How Can I Rectify an Error Reported When UCX Uses SP670?

Symptom

The following error message is displayed when ucx_info -d scans devices:

Cause

The default Rx queue depth of UCX is 4096, but the maximum depth supported by SP670 is 4095. You need to adjust the default depth of UCX.

Solution

  1. To solve this issue, you need to modify a line of code based on the following code:

    cd /root/rpmbuild/SOURCES/
    tar -zxvf ucx-1.14.1.tar.gz
    vim ucx-1.14.1/src/uct/ib/base/ib_iface.c

    Change the default value of RX_QUEUE_LEN from 4096 to 4095.

    Package the file.

    rm -rf ucx-1.14.1.tar.gz
    tar zcvf ucx-1.14.1.tar.gz ucx-1.14.1
  2. Compile and build RPM packages. In the rpmbuild directory, compile and build the ucx.spec file to generate RPM packages.

    cd /root/rpmbuild/SPECS
    rpmbuild -bb ucx.spec

    After the build is complete, eight RPM packages are generated in the /root/rpmbuild/RPMS/aarch64 directory, as shown in the following figure.

  3. Install the RPM packages.

    cd /root/rpmbuild/RPMS/aarch64
    rpm -ivh ucx-1.14.1-1.aarch64.rpm --force
    rpm -ivh ucx-cma-1.14.1-1.aarch64.rpm --force
    rpm -ivh ucx-debuginfo-1.14.1-1.aarch64.rpm --force
    rpm -ivh ucx-debugsource-1.14.1-1.aarch64.rpm --force
    rpm -ivh ucx-devel-1.14.1-1.aarch64.rpm --force
    rpm -ivh ucx-ib-1.14.1-1.aarch64.rpm --force
    rpm -ivh ucx-rdmacm-1.14.1-1.aarch64.rpm --force
    rpm -ivh ucx-static-1.14.1-1.aarch64.rpm --force

Security Management

Routine Check Using Antivirus Software

Periodically scan clusters for viruses. This protects clusters from viruses, malicious code, spyware, and malicious programs, reducing risks such as system breakdown and information leakage.

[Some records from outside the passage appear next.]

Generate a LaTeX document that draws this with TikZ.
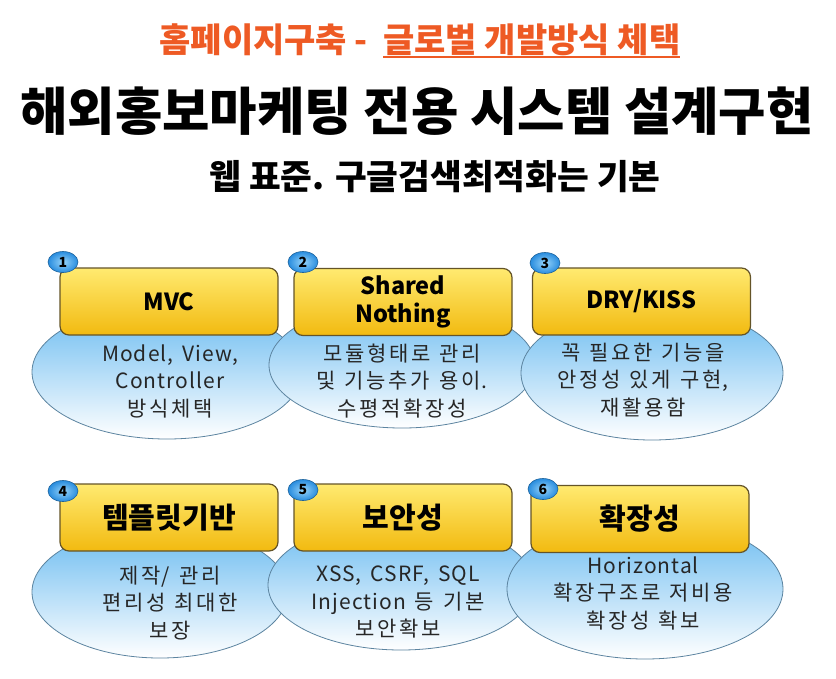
\documentclass[tikz,border=0pt]{standalone}
\usepackage{fontspec}
\setmainfont{Noto Sans CJK KR}
\usetikzlibrary{shapes.geometric}
\definecolor{titleOrange}{RGB}{238,90,36}
\definecolor{boxTop}{RGB}{255,234,112}
\definecolor{boxBottom}{RGB}{242,186,16}
\definecolor{boxLine}{RGB}{100,84,40}
\definecolor{bubbleTop}{RGB}{104,186,240}
\definecolor{bubbleLine}{RGB}{92,132,160}
\definecolor{badgeInner}{RGB}{150,212,250}
\definecolor{badgeOuter}{RGB}{40,140,222}
\newcommand{\boxWidth}{218pt}
\newcommand{\boxHeight}{67pt}
\newcommand{\titleUnderline}[1]{\setbox0=\hbox{#1}\rlap{\rule[-5.5pt]{\wd0}{2.2pt}}\box0}
% extra space between hangul syllables
\XeTeXinterchartokenstate=1
\newXeTeXintercharclass\hangulClass
\newcount\hangulCode
\hangulCode="AC00
\loop \XeTeXcharclass\hangulCode=\hangulClass \advance\hangulCode by 1
  \ifnum\hangulCode<"D7A4 \repeat
\newlength{\hangulGap}
\XeTeXinterchartoks\hangulClass\hangulClass={\hskip\hangulGap}
\newcommand{\bubbleFont}{\fontsize{21}{27.5}\selectfont\addfontfeature{LetterSpace=5}%
  \setlength{\hangulGap}{2.7pt}\spaceskip=0.42em\relax}

\begin{document}
\begin{tikzpicture}[x=1pt, y=-1pt,
    headBox/.style={rectangle, rounded corners=9pt, draw=boxLine, line width=1.2pt,
      top color=boxTop, bottom color=boxBottom, minimum width=\boxWidth,
      minimum height=\boxHeight, align=center, inner sep=0pt},
    headText/.style={font=\bfseries\fontsize{23.5}{28}\selectfont},
    headKorean/.style={font=\bfseries\fontsize{29}{30}\selectfont},
    bubble/.style={ellipse, draw=bubbleLine, line width=0.8pt, top color=bubbleTop,
      bottom color=white, inner sep=0pt},
    bubbleText/.style={align=center, text=black!85, font=\bubbleFont},
    numBadge/.style={ellipse, draw=badgeOuter!70!black, line width=0.6pt,
      inner color=badgeInner, outer color=badgeOuter,
      minimum width=30pt, minimum height=21pt, inner sep=0pt,
      font=\bfseries\fontsize{14}{14}\selectfont}]
  \useasboundingbox (0,0) rectangle (836,678);

  % titles
  \node (pageTitle) at (420,41) [text=titleOrange, font=\bfseries\fontsize{34}{36}\selectfont]
    {홈페이지구축 -\hspace{0.45em}\titleUnderline{글로벌 개발방식 체택}};
  \node (mainTitle) at (417,111) [font=\bfseries\fontsize{51.5}{53}\selectfont]
    {해외홍보마케팅 전용 시스템 설계구현};
  \node (subTitle) at (435,177) [font=\bfseries\fontsize{34.5}{37}\selectfont]
    {웹 표준. 구글검색최적화는 기본};

  % first row
  \node (bubble1) at (167,372) [bubble, minimum width=270pt, minimum height=134pt] {};
  \node (bubble2) at (402,365) [bubble, minimum width=266pt, minimum height=126pt] {};
  \node (bubble3) at (652,373) [bubble, minimum width=262pt, minimum height=134pt] {};
  \node (note1) at (170,381) [bubbleText] {Model, View,\\Controller\\방식체택};
  \node (note2) at (402,381) [bubbleText] {모듈형태로 관리\\및 기능추가 용이.\\수평적확장성};
  \node (note3) at (643,380) [bubbleText] {꼭 필요한 기능을\\안정성 있게 구현,\\재활용함};
  \node (box1) at (169,301.5) [headBox, headText] {MVC};
  \node (box2) at (403,302) [headBox, headText] {Shared\\Nothing};
  \node (box3) at (641.5,301.5) [headBox, headText] {DRY/KISS};
  \node (num1) at (63,262) [numBadge] {1};
  \node (num2) at (303,262) [numBadge] {2};
  \node (num3) at (545,263) [numBadge] {3};

  % second row
  \node (bubble4) at (160,592) [bubble, minimum width=256pt, minimum height=132pt] {};
  \node (bubble5) at (401,585) [bubble, minimum width=266pt, minimum height=130pt] {};
  \node (bubble6) at (645,589) [bubble, minimum width=276pt, minimum height=140pt] {};
  \node (note4) at (170,603) [bubbleText] {제작/ 관리\\편리성 최대한\\보장};
  \node (note5) at (398,602) [bubbleText] {XSS, CSRF, SQL\\Injection 등 기본\\보안확보};
  \node (note6) at (643,593) [bubbleText] {Horizontal\\확장구조로 저비용\\확장성 확보};
  \node (box4) at (169,517.5) [headBox, headKorean] {템플릿기반};
  \node (box5) at (403,517.5) [headBox, headKorean] {보안성};
  \node (box6) at (640,519) [headBox, headKorean] {확장성};
  \node (num4) at (63,491) [numBadge] {4};
  \node (num5) at (303,490) [numBadge] {5};
  \node (num6) at (543,489) [numBadge] {6};
\end{tikzpicture}
\end{document}
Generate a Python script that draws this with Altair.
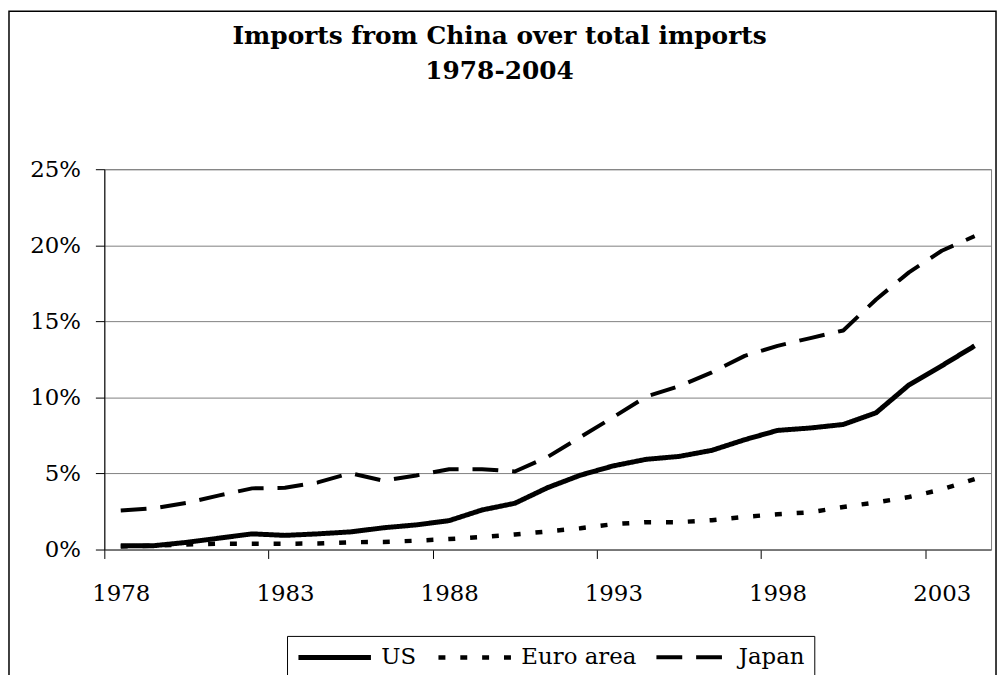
import altair as alt
import pandas as pd

years = list(range(1978, 2005))
us = [0.25, 0.25, 0.47, 0.75, 1.03, 0.93, 1.03, 1.16, 1.43, 1.62, 1.90, 2.60, 3.04, 4.07,
      4.89, 5.50, 5.93, 6.12, 6.52, 7.22, 7.83, 7.99, 8.22, 8.99, 10.82, 12.08, 13.39]
euro = [0.20, 0.25, 0.33, 0.38, 0.38, 0.38, 0.40, 0.48, 0.50, 0.58, 0.69, 0.82, 0.99, 1.19,
        1.40, 1.67, 1.80, 1.80, 1.93, 2.15, 2.32, 2.45, 2.80, 3.10, 3.45, 3.95, 4.63]
japan = [2.56, 2.71, 3.06, 3.56, 4.02, 4.06, 4.41, 5.02, 4.52, 4.87, 5.28, 5.28, 5.13, 6.09,
         7.40, 8.70, 10.05, 10.73, 11.65, 12.73, 13.39, 13.90, 14.40, 16.44, 18.22, 19.64, 20.60]
series_names = ["US", "Euro area", "Japan"]
x_ticks = [1978, 1983, 1988, 1993, 1998, 2003]
y_ticks = [0, 5, 10, 15, 20, 25]

rows = []
for name, vals in zip(series_names, [us, euro, japan]):
    for yr, v in zip(years, vals):
        rows.append({"year": yr, "value": v, "series": name})
df = pd.DataFrame(rows)

FONT = "DejaVu Serif"
W, H = 893, 383
half = W / 27 / 2

lines = alt.Chart(df).mark_line(color="black", strokeCap="butt", strokeJoin="round").encode(
    x=alt.X("year:Q", scale=alt.Scale(domain=[1977.5, 2004.5], nice=False, zero=False),
            axis=alt.Axis(values=x_ticks, format="d", title=None, grid=False,
                          tickOffset=-half, labelOffset=half, tickSize=9, tickColor="black",
                          domainColor="#555555", labelPadding=24, labelFont=FONT,
                          labelFontSize=23, labelColor="black", labelFlush=False)),
    y=alt.Y("value:Q", scale=alt.Scale(domain=[0, 25], nice=False),
            axis=alt.Axis(values=y_ticks, labelExpr="datum.value + '%'", title=None,
                          grid=True, gridColor="#808080", gridWidth=1, tickSize=9,
                          tickColor="black", domainColor="black", labelPadding=15,
                          labelFont=FONT, labelFontSize=23, labelColor="black")),
    strokeDash=alt.StrokeDash("series:N",
                              scale=alt.Scale(domain=series_names,
                                              range=[[1, 0], [7, 15], [26, 14]]),
                              legend=alt.Legend(title=None)),
    strokeWidth=alt.StrokeWidth("series:N",
                                scale=alt.Scale(domain=series_names, range=[5, 4, 4]),
                                legend=alt.Legend(title=None)),
    order=alt.Order("year:Q"),
)

frame = alt.Chart(pd.DataFrame({"k": [0]})).mark_rect(
    fill=None, stroke="black", strokeWidth=1.5
).encode(
    x=alt.value(-96), x2=alt.value(898), y=alt.value(-159), y2=alt.value(700)
)

chart = alt.layer(frame, lines).properties(
    width=W, height=H,
    title=alt.Title(["Imports from China over total imports", "1978-2004"],
                    font=FONT, fontSize=25, fontWeight="bold", color="black",
                    lineHeight=35, anchor="middle", frame="bounds", dx=-3, offset=-73.5),
    autosize=alt.AutoSizeParams(type="none"),
    padding={"left": 97, "top": 160, "right": 7, "bottom": 124},
).configure_view(
    stroke="#808080", strokeWidth=1
).configure_legend(
    orient="none", legendX=184, legendY=470, direction="horizontal",
    strokeColor="black", fillColor="white", padding=9, cornerRadius=0,
    labelFont=FONT, labelFontSize=23, labelColor="black",
    symbolType="M-3.65,0H3.65", symbolSize=400, symbolStrokeColor="black",
    symbolOffset=26.5, labelOffset=34.5, columnPadding=12,
)

chart.save("out.html", embed_options={"renderer": "svg", "actions": False})
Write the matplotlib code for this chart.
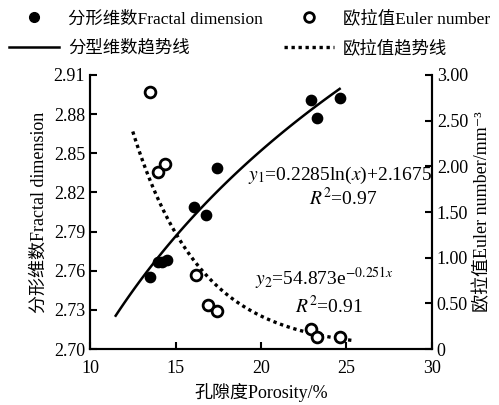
import numpy as np
import matplotlib
matplotlib.use("Agg")
import matplotlib.pyplot as plt
from matplotlib.lines import Line2D

plt.rcParams['font.family'] = ['Liberation Serif', 'Noto Sans CJK SC', 'DejaVu Serif']
plt.rcParams['mathtext.fontset'] = 'stix'
plt.rcParams['font.size'] = 13

# fractal dimension vs porosity
poro_fd = [13.5, 14.0, 14.2, 14.5, 16.1, 16.8, 17.4, 22.9, 23.3, 24.6]
fractal = [2.755, 2.767, 2.767, 2.768, 2.809, 2.803, 2.839, 2.891, 2.877, 2.892]

# Euler number vs porosity
poro_eu = [13.5, 14.0, 14.4, 16.2, 16.9, 17.4, 22.9, 23.3, 24.6]
euler = [2.81, 1.94, 2.02, 0.81, 0.48, 0.42, 0.22, 0.13, 0.13]

# trend line coefficients (from the fitted equations)
a1, b1 = 0.2285, 2.1675
a2, b2 = 54.873, -0.251
x_fd_range = (11.5, 24.6)
x_eu_range = (12.5, 25.3)

fig = plt.figure(figsize=(4.99, 4.05), dpi=100)
ax = fig.add_axes([0.1804, 0.138, 0.6853, 0.677])
ax2 = ax.twinx()

x1 = np.linspace(*x_fd_range, 100)
ax.plot(x1, a1 * np.log(x1) + b1, color='black', lw=1.8)
ax.scatter(poro_fd, fractal, s=55, color='black', zorder=3)

x2 = np.linspace(*x_eu_range, 100)
ax2.plot(x2, a2 * np.exp(b2 * x2), color='black', lw=2.4, ls=(0, (1, 1.1)))
ax2.scatter(poro_eu, euler, s=60, facecolors='white', edgecolors='black',
            linewidths=2, zorder=3)

ax.set_xlim(10, 30)
ax.set_ylim(2.70, 2.91)
ax.set_xticks([10, 15, 20, 25, 30])
ax.set_yticks(np.arange(2.70, 2.911, 0.03))
ax.set_yticklabels(['%.2f' % v for v in np.arange(2.70, 2.911, 0.03)])
ax2.set_ylim(0, 3.0)
ax2.set_yticks([0, 0.5, 1.0, 1.5, 2.0, 2.5, 3.0])
ax2.set_yticklabels(['0', '0.50', '1.00', '1.50', '2.00', '2.50', '3.00'])

for a in (ax, ax2):
    a.spines['top'].set_visible(False)
    for s in a.spines.values():
        s.set_linewidth(1.5)
    a.tick_params(direction='in', width=1.5, length=5, labelsize=13)
ax.tick_params(axis='x', pad=8)

ax.set_xlabel('孔隙度Porosity/%', fontsize=13, labelpad=4)
ax.set_ylabel('分形维数Fractal dimension', fontsize=13, labelpad=4)
ax2.set_ylabel('欧拉值Euler number/mm⁻³', fontsize=13, labelpad=4)

ax.text(1.0, 0.635, r'$y_1$=0.2285ln($x$)+2.1675', transform=ax.transAxes,
        ha='right', va='center', fontsize=14)
ax.text(0.74, 0.55, r'$R^2$=0.97', transform=ax.transAxes,
        ha='center', va='center', fontsize=14)
ax.text(0.684, 0.255, r'$y_2$=54.873e$^{-0.251x}$', transform=ax.transAxes,
        ha='center', va='center', fontsize=14)
ax.text(0.70, 0.157, r'$R^2$=0.91', transform=ax.transAxes,
        ha='center', va='center', fontsize=14)

handles = [
    Line2D([], [], marker='o', ls='none', color='black', markersize=7),
    Line2D([], [], color='black', lw=1.8),
    Line2D([], [], marker='o', ls='none', markerfacecolor='white',
           markeredgecolor='black', markeredgewidth=2, markersize=7),
    Line2D([], [], color='black', lw=2.4, ls=(0, (1, 1.1))),
]
labels = ['分形维数Fractal dimension', '分型维数趋势线',
          '欧拉值Euler number', '欧拉值趋势线']
fig.legend(handles, labels, ncol=2, loc='upper center',
           bbox_to_anchor=(0.5, 1.0), frameon=False, fontsize=12.5,
           handlelength=2.9, handletextpad=0.5, columnspacing=1.2,
           labelspacing=0.75, borderaxespad=0.2)

fig.savefig('out.png', dpi=100)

Mainstream antivirus software can be used for antivirus check.

Vulnerability Fixing

To ensure the production environment security and reduce attack risks, periodically fix the following vulnerabilities if any:

  • OS vulnerabilities
  • OpenSSL vulnerabilities
  • Vulnerabilities in other components

Acronyms and Abbreviations

Acronym/Abbreviation Full Name
A - E
ECN Explicit Congestion Notification
F - J
HPC High Performance Compact
K - O
NUMA Non-uniform memory access
OSD Object Storage Daemon
P - T
PFC Priority-based flow control
RDMA Remote direct memory access
RoCE RDMA over Converged Ethernet
SPDK Storage Performance Development Kit
TCP Transmission Control Protocol
U - Z
UCX Unified Communication X

Change History

Date Description
2024-09-30 This is the first official release.